> _GIVEN TASK_: Leave out the pictures, and write out exactly the lines from the beginning of the material to the line holding "const mLeft = 62, mRight", that line included, and nothing else.

====================

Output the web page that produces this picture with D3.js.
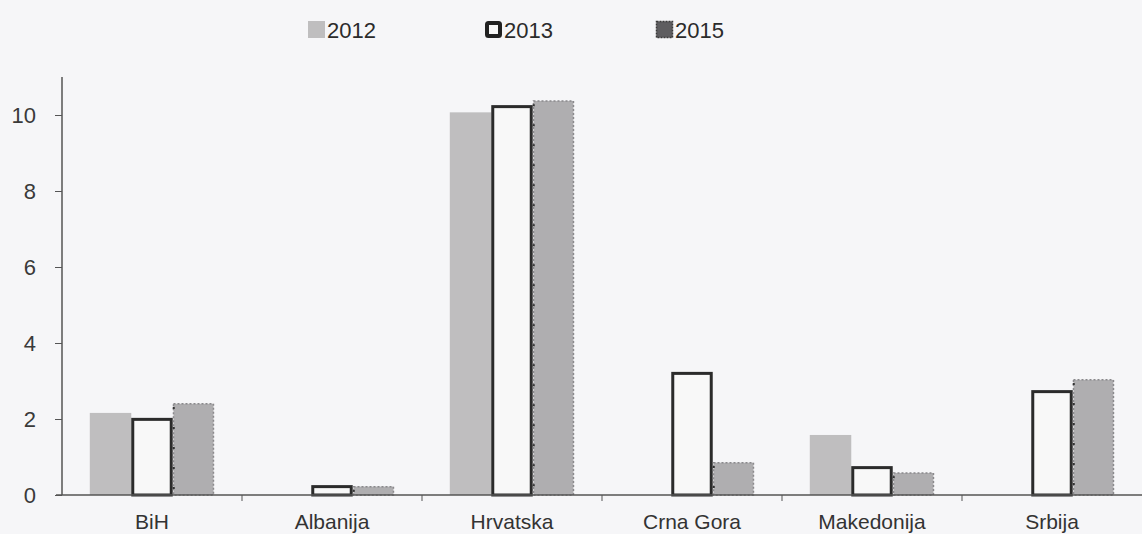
<!DOCTYPE html>
<html><head><meta charset="utf-8">
<script src="https://cdn.jsdelivr.net/npm/d3@7/dist/d3.min.js"></script>
<style>
html,body{margin:0;padding:0;background:#f6f6f8;}
svg{display:block;font-family:"Liberation Sans",Arial,sans-serif;}
</style></head><body>
<svg id="c" width="1142" height="534"></svg>
<script>
const categories = ["BiH","Albanija","Hrvatska","Crna Gora","Makedonija","Srbija"];
const seriesNames = ["2012","2013","2015"];
const values2012 = [2.16, null, 10.07, null, 1.58, null];
const values2013 = [2.03, 0.26, 10.26, 3.24, 0.76, 2.76];
const values2015 = [2.42, 0.24, 10.39, 0.87, 0.6, 3.05];
const yTicks = [0,2,4,6,8,10];

(function(){
const seriesValues = {"2012": values2012, "2013": values2013, "2015": values2015};
const svg = d3.select("#c");
const mLeft = 62, mRight = 1142, mBottom = 495, mTop = 77;

const y = d3.scaleLinear().domain([0, 11]).range([mBottom, mTop]);
const x0 = d3.scaleBand().domain(categories).range([mLeft, mRight]).paddingInner(0).paddingOuter(0);
const x1 = d3.scaleBand().domain(seriesNames).range([0, x0.bandwidth()]).paddingInner(0).paddingOuter(0.67);

const styles = {
  "2012": {fill:"#bfbebf", stroke:"none", sw:0, dash:null},
  "2013": {fill:"#f8f8f8", stroke:"#2b2b2b", sw:3, dash:null},
  "2015": {fill:"#afaeb0", stroke:"#8a898c", sw:1.5, dash:"2,2"}
};
seriesNames.forEach(s => {
  const st = styles[s];
  const data = categories.map((c,i) => ({c, v: seriesValues[s][i]})).filter(d => d.v != null);
  svg.append("g").selectAll("rect").data(data).join("rect")
    .attr("x", d => x0(d.c) + x1(s) + (st.sw/2))
    .attr("y", d => y(d.v) + st.sw/2)
    .attr("width", x1.bandwidth() - st.sw)
    .attr("height", d => Math.max(0, y(0) - y(d.v) - st.sw/2))
    .attr("fill", st.fill)
    .attr("stroke", st.stroke)
    .attr("stroke-width", st.sw)
    .attr("stroke-dasharray", st.dash);
});
// dotted dark left edge of 2015 bars
const d15 = categories.map((c,i) => ({c, v: values2015[i]})).filter(d => d.v != null);
svg.append("g").selectAll("line").data(d15).join("line")
  .attr("x1", d => x0(d.c) + x1("2015") + 1).attr("x2", d => x0(d.c) + x1("2015") + 1)
  .attr("y1", d => y(d.v) + 4).attr("y2", y(0))
  .attr("stroke", "#333").attr("stroke-width", 2).attr("stroke-dasharray", "2,18");

const yAxis = svg.append("g").attr("transform", `translate(${mLeft},0)`)
  .call(d3.axisLeft(y).tickValues(yTicks).tickSize(7).tickPadding(19).tickFormat(d3.format("d")));
yAxis.select(".domain").attr("stroke","#555").attr("stroke-width",1.5).attr("d", `M0,${mTop}V${mBottom}`);
yAxis.selectAll(".tick line").attr("stroke","#555");
yAxis.selectAll("text").attr("font-size", 22).attr("fill","#3a3a3a")
  .attr("font-family","'Liberation Sans Narrow', 'Liberation Sans', Arial, sans-serif");

const xAxis = svg.append("g").attr("transform", `translate(0,${mBottom})`);
xAxis.append("line").attr("x1", mLeft - 6).attr("x2", mRight).attr("stroke","#555").attr("stroke-width",1.5);
xAxis.selectAll(".xt").data(categories.slice(1)).join("line")
  .attr("x1", d => x0(d)).attr("x2", d => x0(d)).attr("y1",0).attr("y2",6)
  .attr("stroke","#555");
xAxis.selectAll(".xl").data(categories).join("text")
  .attr("x", d => x0(d) + x0.bandwidth()/2).attr("y", 34)
  .attr("text-anchor","middle").attr("font-size",21).attr("fill","#333").text(d => d);

const legendX = [308, 485, 656];
const legend = svg.append("g");
seriesNames.forEach((s,i) => {
  const st = styles[s];
  const g = legend.append("g").attr("transform", `translate(${legendX[i]},21)`);
  if (s === "2013") {
    g.append("rect").attr("x",2).attr("y",2).attr("width",13).attr("height",13)
      .attr("fill","#f8f8f8").attr("stroke","#222").attr("stroke-width",4).attr("rx",1.5);
  } else if (s === "2015") {
    g.append("rect").attr("x",0.5).attr("y",0.5).attr("width",16).attr("height",16)
      .attr("fill","#5e5d60").attr("stroke","#3a3a3a").attr("stroke-width",1.5).attr("stroke-dasharray","2,1");
  } else {
    g.append("rect").attr("x",0).attr("y",0).attr("width",17).attr("height",17).attr("fill",st.fill);
  }
  g.append("text").attr("x",19).attr("y",17).attr("font-size",22).attr("fill","#2b2b2b").text(s);
});
})();
</script>
</body></html>
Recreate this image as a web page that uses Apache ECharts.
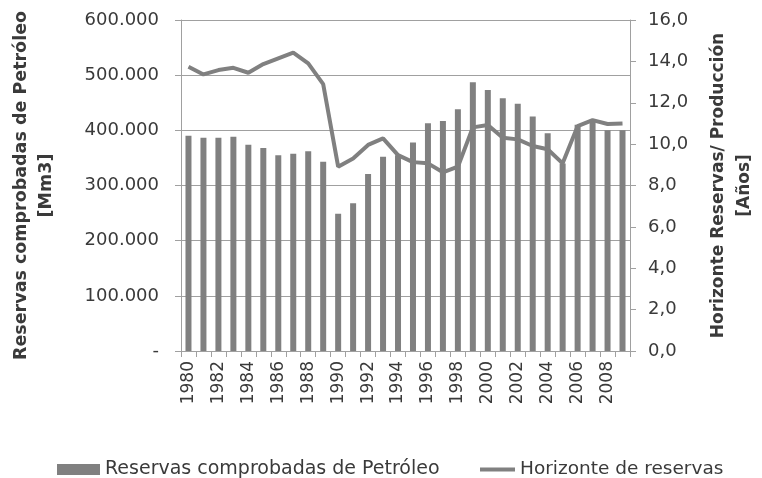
<!DOCTYPE html>
<html>
<head>
<meta charset="utf-8">
<script src="https://cdn.jsdelivr.net/npm/echarts@6/dist/echarts.min.js"></script>
<style>html,body{margin:0;padding:0;background:#fff;}#c{width:762px;height:478px;}</style>
</head>
<body>
<div id="c"></div>
<script>
var years = ['1980','1981','1982','1983','1984','1985','1986','1987','1988','1989','1990','1991','1992','1993','1994','1995','1996','1997','1998','1999','2000','2001','2002','2003','2004','2005','2006','2007','2008','2009'];
var reservas = [390000,386600,386600,388500,374000,368000,355000,357700,362000,343000,249000,267600,321000,352000,355000,378000,412700,417000,438000,487000,473000,458000,448000,425000,394600,340000,410000,419000,400000,400000];
var horizonte = [13.74,13.37,13.58,13.69,13.45,13.87,14.15,14.42,13.9,12.9,8.91,9.31,9.96,10.28,9.47,9.13,9.07,8.64,8.91,10.81,10.92,10.31,10.23,9.91,9.75,9.07,10.87,11.16,10.97,11.0];
var leftTicks = ['-','100.000','200.000','300.000','400.000','500.000','600.000'];

var txt = '#3a3a3a';
var ff = 'DejaVu Sans';
var chart = echarts.init(document.getElementById('c'));
chart.setOption({
  animation: false,
  textStyle: {fontFamily: ff, color: txt},
  grid: {left: 181, right: 132, top: 20, bottom: 127, containLabel: false, outerBoundsMode: 'none'},
  legend: [
    {
      left: 52, top: 455, itemGap: 3, itemWidth: 43, itemHeight: 11,
      textStyle: {fontFamily: ff, fontSize: 19, color: txt},
      data: [{name: 'Reservas comprobadas de Petróleo', icon: 'rect'}]
    },
    {
      left: 475, top: 455, itemGap: 3, itemWidth: 35, itemHeight: 4,
      textStyle: {fontFamily: ff, fontSize: 18.5, color: txt},
      data: [{name: 'Horizonte de reservas', icon: 'rect'}]
    }
  ],
  xAxis: {
    type: 'category', data: years,
    axisLine: {lineStyle: {color: '#a0a0a0', width: 1}},
    axisTick: {show: true, alignWithLabel: false, interval: 0, length: 6, lineStyle: {color: '#a0a0a0'}},
    axisLabel: {show: true, interval: 1, rotate: 90, fontSize: 17, color: txt, fontFamily: ff, margin: 10}
  },
  yAxis: [
    {
      type: 'value', min: 0, max: 600000, interval: 100000,
      name: 'Reservas comprobadas de Petróleo\n[Mm3]',
      nameLocation: 'middle', nameGap: 122, nameRotate: 90,
      nameTextStyle: {fontFamily: ff, fontSize: 17.5, fontWeight: 'bold', color: txt, lineHeight: 25},
      axisLine: {show: true, lineStyle: {color: '#a0a0a0'}},
      axisTick: {show: true, length: 6, lineStyle: {color: '#a0a0a0'}},
      splitLine: {lineStyle: {color: '#a0a0a0', width: 1}},
      axisLabel: {fontSize: 18, color: txt, fontFamily: ff, margin: 22,
        formatter: function (v) { return leftTicks[Math.round(v / 100000)]; }}
    },
    {
      type: 'value', min: 0, max: 16, interval: 2,
      name: 'Horizonte Reservas/ Producción\n[Años]',
      nameLocation: 'middle', nameGap: 76, nameRotate: 90,
      nameTextStyle: {fontFamily: ff, fontSize: 17, fontWeight: 'bold', color: txt, lineHeight: 26},
      axisLine: {show: true, lineStyle: {color: '#a0a0a0'}},
      axisTick: {show: true, length: 6, lineStyle: {color: '#a0a0a0'}},
      splitLine: {show: false},
      axisLabel: {fontSize: 18, color: txt, fontFamily: ff, margin: 18,
        formatter: function (v) { return v.toFixed(1).replace('.', ','); }}
    }
  ],
  series: [
    {
      name: 'Reservas comprobadas de Petróleo', type: 'bar', data: reservas,
      barWidth: 6, itemStyle: {color: '#808080'}, yAxisIndex: 0
    },
    {
      name: 'Horizonte de reservas', type: 'line', data: horizonte, yAxisIndex: 1,
      symbol: 'none', lineStyle: {color: '#808080', width: 4}, itemStyle: {color: '#808080'}
    }
  ]
});
</script>
</body>
</html>
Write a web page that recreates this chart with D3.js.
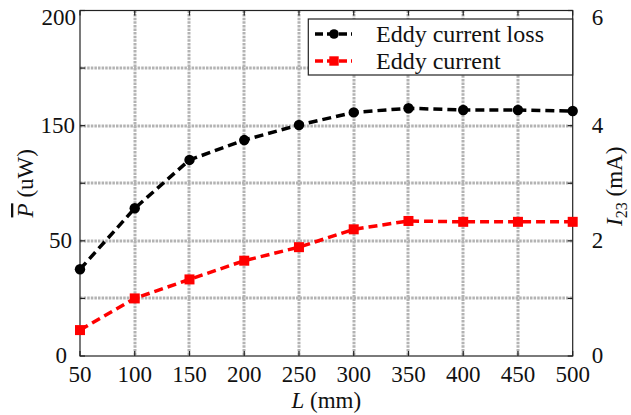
<!DOCTYPE html>
<html><head><meta charset="utf-8">
<script src="https://cdn.jsdelivr.net/npm/d3@7"></script>
<style>body{margin:0;background:#fff;} svg text{font-family:'Liberation Serif','DejaVu Serif','Times New Roman',Times,serif;}</style>
</head><body><svg id="c" width="631" height="415" font-family="Liberation Serif, DejaVu Serif, serif"></svg>
<script>
const lengths = [50,100,150,200,250,300,350,400,450,500];
const eddyLoss = [50.2,85.5,113.5,125,133.7,141,143.4,142.4,142.4,141.8];
const eddyCurrent = [0.45,1.0,1.33,1.655,1.89,2.2,2.345,2.33,2.33,2.33];
const xTicks = [50,100,150,200,250,300,350,400,450,500];
const leftGrid = [0,200/6,400/6,200/2,800/6,1000/6,200];
const leftTickValues = [0,400/6,800/6,200];
const leftTickLabels = ["0","50","150","200"];
const rightTicks = [0,2,4,6];
const rightGrid = [0,1,2,3,4,5,6];
const seriesNames = ["Eddy current loss","Eddy current"];

const svg = d3.select("#c");
const m = {l:80, r:572.7, t:10.5, b:356};
const x = d3.scaleLinear().domain([50,500]).range([m.l,m.r]);
const yL = d3.scaleLinear().domain([0,200]).range([m.b,m.t]);
const yR = d3.scaleLinear().domain([0,6]).range([m.b,m.t]);
const fs = 23;
const leftLabelPad = [13,8,5,4];

// grid
const grid = svg.append("g").attr("stroke","#b3b3b3").attr("stroke-width",3).attr("stroke-dasharray","2.5,1.1");
grid.selectAll("line.v").data(xTicks.slice(1,-1)).join("line")
  .attr("x1",d=>Math.round(x(d))).attr("x2",d=>Math.round(x(d))).attr("y1",m.t).attr("y2",m.b);
grid.selectAll("line.h").data(leftGrid.slice(1,-1)).join("line").attr("class","h")
  .attr("x1",m.l).attr("x2",m.r).attr("y1",d=>Math.round(yL(d))).attr("y2",d=>Math.round(yL(d)));

// axes ticks
const ax = svg.append("g").attr("stroke","#222").attr("stroke-width",1.2);
ax.append("rect").attr("x",m.l).attr("y",m.t).attr("width",m.r-m.l).attr("height",m.b-m.t).attr("fill","none");
const tl = 5;
xTicks.forEach(d=>{
  ax.append("line").attr("x1",x(d)).attr("x2",x(d)).attr("y1",m.b).attr("y2",m.b-tl);
  ax.append("line").attr("x1",x(d)).attr("x2",x(d)).attr("y1",m.t).attr("y2",m.t+tl);
});
leftGrid.forEach(d=>{
  ax.append("line").attr("x1",m.l).attr("x2",m.l+tl).attr("y1",yL(d)).attr("y2",yL(d));
});
rightGrid.forEach(d=>{
  ax.append("line").attr("x1",m.r).attr("x2",m.r-tl).attr("y1",yR(d)).attr("y2",yR(d));
});

// tick labels
const lab = svg.append("g").attr("font-size",fs).attr("fill","#111");
lab.selectAll("text.x").data(xTicks).join("text")
  .attr("x",d=>x(d)).attr("y",m.b+26).attr("text-anchor","middle").text(d=>d);
lab.selectAll("text.l").data(leftTickValues).join("text").attr("class","l")
  .attr("x",(d,i)=>m.l-leftLabelPad[i]).attr("y",d=>Math.max(yL(d),18)).attr("dy","0.3em").attr("text-anchor","end")
  .text((d,i)=>leftTickLabels[i]);
lab.selectAll("text.r").data(rightTicks).join("text").attr("class","r")
  .attr("x",m.r+19).attr("y",d=>Math.max(yR(d),18)).attr("dy","0.3em").attr("text-anchor","start")
  .text(d=>d);

// axis titles
const xt = lab.append("text").attr("x",(m.l+m.r)/2).attr("y",408).attr("text-anchor","middle");
xt.append("tspan").attr("font-style","italic").text("L");
xt.append("tspan").text(" (mm)");
const lt = lab.append("text").attr("transform",`translate(33,${(m.t+m.b)/2}) rotate(-90)`).attr("text-anchor","middle");
lt.append("tspan").attr("font-style","italic").attr("text-decoration","overline").text("P");
lt.append("tspan").text(" (uW)");
const rt = lab.append("text").attr("transform",`translate(622,${(m.t+m.b)/2+3}) rotate(-90)`).attr("text-anchor","middle");
rt.append("tspan").attr("font-style","italic").text("I");
rt.append("tspan").attr("font-size",16).attr("dy",5).text("23");
rt.append("tspan").attr("dy",-5).text(" (mA)");

// series
const dash = "9,5";
const lineL = d3.line().x((d,i)=>x(lengths[i])).y(d=>yL(d));
const lineR = d3.line().x((d,i)=>x(lengths[i])).y(d=>yR(d));
svg.append("path").datum(eddyLoss).attr("d",lineL).attr("fill","none").attr("stroke","#000").attr("stroke-width",3.5).attr("stroke-dasharray",dash);
svg.append("g").selectAll("circle").data(eddyLoss).join("circle")
  .attr("cx",(d,i)=>x(lengths[i])).attr("cy",d=>yL(d)).attr("r",5.2).attr("fill","#000");
svg.append("path").datum(eddyCurrent).attr("d",lineR).attr("fill","none").attr("stroke","#ff0000").attr("stroke-width",3.5).attr("stroke-dasharray",dash);
const sq = 10;
svg.append("g").selectAll("rect").data(eddyCurrent).join("rect")
  .attr("x",(d,i)=>x(lengths[i])-sq/2).attr("y",d=>yR(d)-sq/2).attr("width",sq).attr("height",sq).attr("fill","#ff0000");

// legend
const lg = svg.append("g");
lg.append("rect").attr("x",308.3).attr("y",19).attr("width",m.r-308.3).attr("height",56).attr("fill","#fff").attr("stroke","#222").attr("stroke-width",1.2);
const rows = [{c:"#000",t:"circle",y:34},{c:"#ff0000",t:"square",y:61}];
rows.forEach((r,i)=>{
  lg.append("line").attr("x1",315).attr("x2",352).attr("y1",r.y).attr("y2",r.y).attr("stroke",r.c).attr("stroke-width",3.5).attr("stroke-dasharray","8,4");
  if(r.t==="circle") lg.append("circle").attr("cx",334).attr("cy",r.y).attr("r",4.8).attr("fill",r.c);
  else lg.append("rect").attr("x",334-4.7).attr("y",r.y-4.7).attr("width",9.4).attr("height",9.4).attr("fill",r.c);
  lg.append("text").attr("x",376).attr("y",r.y).attr("dy","0.32em").attr("font-size",24).attr("fill","#111").text(seriesNames[i]);
});
</script></body></html>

====================

> _RIGHT ANSWER_:
Output the web page that produces this picture with D3.js.
<!DOCTYPE html>
<html><head><meta charset="utf-8">
<script src="https://cdn.jsdelivr.net/npm/d3@7/dist/d3.min.js"></script>
<style>
html,body{margin:0;padding:0;background:#f6f6f8;}
svg{display:block;font-family:"Liberation Sans",Arial,sans-serif;}
</style></head><body>
<svg id="c" width="1142" height="534"></svg>
<script>
const categories = ["BiH","Albanija","Hrvatska","Crna Gora","Makedonija","Srbija"];
const seriesNames = ["2012","2013","2015"];
const values2012 = [2.16, null, 10.07, null, 1.58, null];
const values2013 = [2.03, 0.26, 10.26, 3.24, 0.76, 2.76];
const values2015 = [2.42, 0.24, 10.39, 0.87, 0.6, 3.05];
const yTicks = [0,2,4,6,8,10];

(function(){
const seriesValues = {"2012": values2012, "2013": values2013, "2015": values2015};
const svg = d3.select("#c");
const mLeft = 62, mRight = 1142, mBottom = 495, mTop = 77;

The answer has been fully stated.